Page 151 of The Wrong Heart

I don’t do that, because before I step out of the cemetery and reach my car, my phone rings.

Leah.

My fingers swipe to accept the call, and I place the cell phone to my ear. “Hey, what’s up?”

“Girl, don’t freak out. Where are you?”

“What?”

Static and poor reception crackle in my ear.

“Have you seen the news?”

There’s panic laced into her tone, causing goosebumps to pimple my flesh. I swallow through a worried frown. “No, I… what is it? What’s wrong?”

Leah falters before continuing. “It’s Parker, babe. He’s on the news,” she says with careful urgency. “It’s a breaking report…”

My blood runs cold.

I can’t breathe.

“He’s hanging off the Delavan Bay Bridge.”

—THIRTY-SEVEN—

Ireally fucking hate heights.

There’s no good reason for it. It’s not like my fear of the dark, where it was conditioned into me as a child due to traumatic circumstances. This is just some random, shitty phobia I decided I had while working a high rise job with co-workers a good five years back, before I broke off to do my own thing. I’d glanced down from the scaffolding and almost pissed myself.

So, when I was contracted for a roofing job last April, my knee-jerk reaction was to turn it down. Bree said she’d get me out of it if that’s what I really wanted, but shit, money was tight that year, and honestly, I kind of felt like a pussy… so, I took the job.

And then I fell off that goddamn roof.

It was a two-story drop that nearly killed me, and if it weren’t for a big ass sycamore tree that partially cushioned my fall on the way down, I likely would have died on impact.

Instead, I landed myself in the hospital with a broken fucking back and a grade three concussion.

At the time, death would have been a welcome alternative. When they were wheeling me through the hospital on that stretcher, and I finally came to… I was pissed.

Why couldn’t it just be over?

I craved peace, but all I got were six long, torturous months out of work, unbearable pain, and medical bills out the ass. A dark cloud of depression funneled through me, blackening my veins, poisoning my thoughts, and while I was stuck in my house, bedridden and crippled, all I wanted to do was die.

Work was my outlet. My saving grace. I needed to keep moving, remain in motion, stay busy—but that was stolen from me. I wasn’t sure if I’d ever heal properly and be able to work again, and the prospect was dauntingly terrifying.

On a particularly grim night over the summer, delirious on painkillers and feeling little hope for the future, I told Bree to just fucking kill me. Smother me with a pillow. Lace my Fruity Pebbles with rat poison or some shit. Didn’t matter. I just wanted out.
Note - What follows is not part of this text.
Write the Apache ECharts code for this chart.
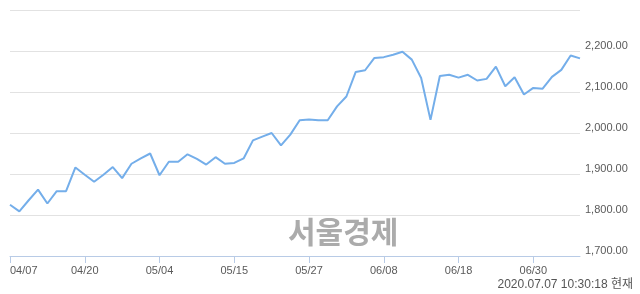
<!DOCTYPE html>
<html><head><meta charset="utf-8">
<script src="https://cdn.jsdelivr.net/npm/echarts@6/dist/echarts.min.js"></script>
<style>html,body{margin:0;padding:0;background:#fff}#c{width:640px;height:294px}</style>
</head><body><div id="c"></div>
<script>
var dates = ['04/07','04/08','04/09','04/10','04/13','04/14','04/16','04/17','04/20','04/21','04/22','04/23','04/24','04/27','04/28','04/29','05/04','05/06','05/07','05/08','05/11','05/12','05/13','05/14','05/15','05/18','05/19','05/20','05/21','05/22','05/25','05/26','05/27','05/28','05/29','06/01','06/02','06/03','06/04','06/05','06/08','06/09','06/10','06/11','06/12','06/15','06/16','06/17','06/18','06/19','06/22','06/23','06/24','06/25','06/26','06/29','06/30','07/01','07/02','07/03','07/06','07/07'];
var values = [1825,1809,1836,1862,1828,1858,1858,1916,1898,1881,1898,1917,1890,1925,1938,1950,1897,1930,1930,1948,1937,1923,1941,1925,1927,1938,1982,1991,2000,1970,1996,2031,2033,2031,2031,2065,2089,2149,2153,2183,2185,2191,2198,2179,2134,2032,2139,2142,2135,2142,2128,2132,2162,2114,2136,2094,2110,2108,2137,2154,2189,2182];
var yMin = 1700, yMax = 2300, yStep = 100;
var stampText = '2020.07.07 10:30:18 현재';
var watermark = '서울경제';

var chart = echarts.init(document.getElementById('c'), null, {renderer:'canvas'});
chart.setOption({
  animation: false,
  grid: {left: 10, right: 60, top: 10, bottom: 38, containLabel: false},
  xAxis: {
    type: 'category', data: dates, boundaryGap: false,
    axisLine: {lineStyle: {color: '#b8cbe6', width: 1}},
    axisTick: {show: true, interval: 7, length: 7, lineStyle: {color: '#b8cbe6'}},
    axisLabel: {interval: 7, color: '#5a5a5a', fontFamily: 'Liberation Sans', fontSize: 11, margin: 9, alignMinLabel: 'left'},
    splitLine: {show: false}
  },
  yAxis: {
    type: 'value', position: 'right', min: yMin, max: yMax, interval: yStep,
    axisLine: {show: false}, axisTick: {show: false},
    axisLabel: {
      color: '#5a5a5a', fontFamily: 'Liberation Sans', fontSize: 11, margin: 5,
      verticalAlign: 'bottom', showMaxLabel: false,
      formatter: function(v){ return v.toLocaleString('en-US',{minimumFractionDigits:2,maximumFractionDigits:2}); }
    },
    splitLine: {lineStyle: {color: '#e2e2e2', width: 1}}
  },
  series: [{
    type: 'line', data: values, symbol: 'none', smooth: false,
    lineStyle: {color: '#74aeea', width: 2}
  }],
  graphic: [
    {type: 'text', left: 288, top: 217, z: 10,
     style: {text: watermark, font: 'bold 30px "Noto Sans CJK KR"', fill: '#ababab'}},
    {type: 'text', right: 7, top: 279,
     style: {text: stampText, font: '12px "Liberation Sans", "Noto Sans CJK KR"', fill: '#555'}}
  ]
});
</script></body></html>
She lost her mind, of course, freaked the hell out and almost had me committed right then and there. From that point forward, my sister stopped by my house daily to make sure I didn’t do anything stupid, and as soon as I was up walking around again, regaining some semblance of my only marginally better life, she enrolled me in those dumb meetings.

That’s where I met her.

Melody.

My moon.

That’s when everything changed for me, and I guess I have that roof to thank.

But as I’m standing on this goddamn bridge with a complete stranger, staring over the edge into an endless black abyss, I can say for damn certain, I stillreallyfucking hate heights.